The trucking industry is facing a driver shortage, but tools like real-time monitoring and driver reward programs can help fleets increase retention.
The trucking industry relies on drivers to navigate complex routes, transport sensitive materials, and ensure that all deliveries arrive on time and in top condition. Yet due to factors like operational inefficiency and job dissatisfaction, carriers are rapidly losing experienced drivers.
In fact, the American Trucking Association has found that the annual turnover for large fleets increased to 94% in 2017. With cost of hiring and onboarding a new driver reaching $12,000, it’s increasingly urgent that carriers are able to retain the skilled and reliable drivers that keep their operations running smoothly.
Enter “smart transportation” technologies that incentivize and reward drivers, as well as collect and integrate real-time information — all of which can improve driver retention rates. These initiatives have the potential to not only boost data visibility and improve job satisfaction, but also lower costs for carriers who no longer have to expend valuable resources on replacing drivers.
The Impact of the Driver Shortage
The problem of driver retention means that the most experienced drivers are leaving to work for competitors or pursue work in other fields. As fleets lose drivers, they must increasingly rely on entry-level hires. Driver iQ shows that over the past six years, the number of carriers recruiting entry-level drivers has increased from 30% to 54%. The resources and training required to onboard these new hires means that fleets are experiencing cost increases and productivity losses
The current driver shortage can be attributed to a variety of factors — some of these, like the increasing success of direct-to-consumer and ecommerce retailers, are broader industry trends that carriers can do little to mitigate. Others, such as lagging job satisfaction, carriers do have some control over. In the latter case, carriers can improve efficiencies and enhance drivers’ quality of life by incorporating technology into their retention strategies.
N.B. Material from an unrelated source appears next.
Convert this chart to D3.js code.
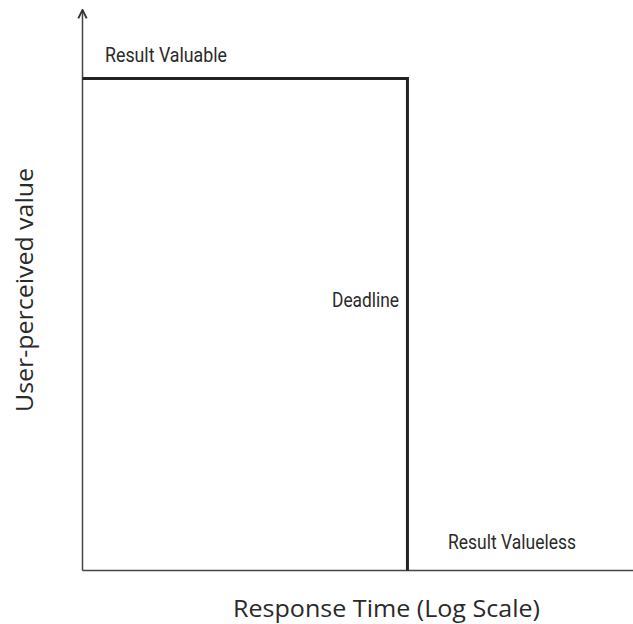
<!DOCTYPE html>
<html>
<head>
<meta charset="utf-8">
<script src="https://cdn.jsdelivr.net/npm/d3@7"></script>
<style>
  html, body { margin: 0; padding: 0; background: #fff; }
  svg { display: block; }
  .note { font-family: "Liberation Sans Narrow", Roboto, "Liberation Sans", sans-serif; font-size: 20px; fill: #2a2a2a; }
  .axis-title { font-family: "Open Sans", "Noto Sans", sans-serif; font-size: 24px; fill: #2a2a2a; }
</style>
</head>
<body>
<svg id="chart" width="633" height="624"></svg>
<script>
// Response time values (log scale) and the user-perceived value at each
const responseTimes = [1, 59, 59];
const perceivedValues = [1, 1, 0];
const timeDomain = [1, 1000];
const deadlineTime = 59;

const annotations = ["Result Valuable", "Deadline", "Result Valueless"];
const xTitle = "Response Time (Log Scale)";
const yTitle = "User-perceived value";

const svg = d3.select("#chart");
const W = 633, H = 624;
const plotLeft = 82.5, plotBottom = 570.5, plotTop = 78.5, axisTop = 11;

const x = d3.scaleLog().domain(timeDomain).range([plotLeft, W]);
const y = d3.scaleLinear().domain([0, 1]).range([plotBottom, plotTop]);

// Arrowhead for the value axis
svg.append("defs").append("marker")
  .attr("id", "arrow")
  .attr("viewBox", "0 0 10 10")
  .attr("refX", 8).attr("refY", 5)
  .attr("markerWidth", 7).attr("markerHeight", 7)
  .attr("orient", "auto")
  .append("path")
  .attr("d", "M1,1 L9,5 L1,9")
  .attr("fill", "none")
  .attr("stroke", "#333")
  .attr("stroke-width", 1.8);

// Axes
svg.append("line")
  .attr("x1", plotLeft).attr("x2", plotLeft)
  .attr("y1", plotBottom).attr("y2", axisTop)
  .attr("stroke", "#444").attr("stroke-width", 1.5)
  .attr("marker-end", "url(#arrow)");

svg.append("line")
  .attr("x1", plotLeft).attr("x2", W)
  .attr("y1", plotBottom).attr("y2", plotBottom)
  .attr("stroke", "#444").attr("stroke-width", 1.5);

// Step function: full value until the deadline, then nothing
const pts = responseTimes.map((t, i) => [t, perceivedValues[i]]);
svg.append("path")
  .datum(pts)
  .attr("fill", "none")
  .attr("stroke", "#222")
  .attr("stroke-width", 3)
  .attr("stroke-linejoin", "miter")
  .attr("d", d3.line().x(d => x(d[0])).y(d => y(d[1])));

// Annotations
svg.append("text").attr("class", "note")
  .attr("x", 105).attr("y", 61.5)
  .attr("textLength", 122).attr("lengthAdjust", "spacingAndGlyphs")
  .text(annotations[0]);

svg.append("text").attr("class", "note")
  .attr("x", 332).attr("y", 306.5)
  .attr("textLength", 67).attr("lengthAdjust", "spacingAndGlyphs")
  .text(annotations[1]);

svg.append("text").attr("class", "note")
  .attr("x", 448).attr("y", 548.5)
  .attr("textLength", 128).attr("lengthAdjust", "spacingAndGlyphs")
  .text(annotations[2]);

// Axis titles
svg.append("text").attr("class", "axis-title")
  .attr("x", 233).attr("y", 617)
  .attr("textLength", 307).attr("lengthAdjust", "spacingAndGlyphs")
  .text(xTitle);

svg.append("text").attr("class", "axis-title")
  .attr("transform", "translate(33,412) rotate(-90)")
  .attr("textLength", 244).attr("lengthAdjust", "spacingAndGlyphs")
  .text(yTitle);
</script>
</body>
</html>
Improving Job Satisfaction for Drivers
Drivers often complain about long hours, including time spent waiting at docks to load or unload cargo. Many are dissatisfied with the directions they receive on the route to the consignee or shipper, especially when facing traffic or delays. Preventable form and manner violations result in frustration and lost productivity as well.
Real-time monitoring, powered by the Internet of Things (IoT) and electronic logging devices (ELDs), can help boost driver morale by improving logistics and saving valuable hours. ELDs help fleets optimize scheduling and routing, sending instructions to drivers to ensure they follow the best possible path and avoid congestion while loading and unloading cargo.
Trucking technology can also streamline record keeping, freeing up time that drivers can spend on the road. By eliminating manual paperwork, ELDs can significantly reduce the occurrence of form and manner violations. Electronic logging apps automatically fill in necessary compliance information, minimizing the number of record-keeping penalties for drivers.
ELDs can also be used to measure driver performance, set goals, and deliver ‘rewards’ that incentivize performance. ELDs can even be used to send messages and collect real-time feedback through surveys. This technology provides drivers with a fast and effective way to communicate with managers — a crucial (and cost-effective) method by which to improve job satisfaction.
“Smart transportation technologies that incentivize and reward drivers for good performance can help improve driver retention rates.”
Greater Visibility for Trucking Companies
Fleets may terminate drivers for violations, collisions, or driving complaints. Without context or reliable data, however, companies risk letting good drivers go even when they are not at fault.
IoT technology like smart cameras and sensors can give carriers greater visibility into accidents, allowing them to screen drivers more effectively — letting go of unsafe drivers and retaining those who prove to be reliable.
By implementing smart trucking technologies like these, fleets can enhance driver satisfaction and improve retention rates. However, it’s not enough for carriers to simply install cameras and collect data. They need to to effectively process and communicate this new information for it to have a real impact. One way companies can take full advantage of emerging transportation technologies is with an integrated data platform that connects existing systems with new technology, and enables decision-makers to develop the valuable insights they’ll need to maintain their workforces and capitalize on the rapidly rising demand for their services.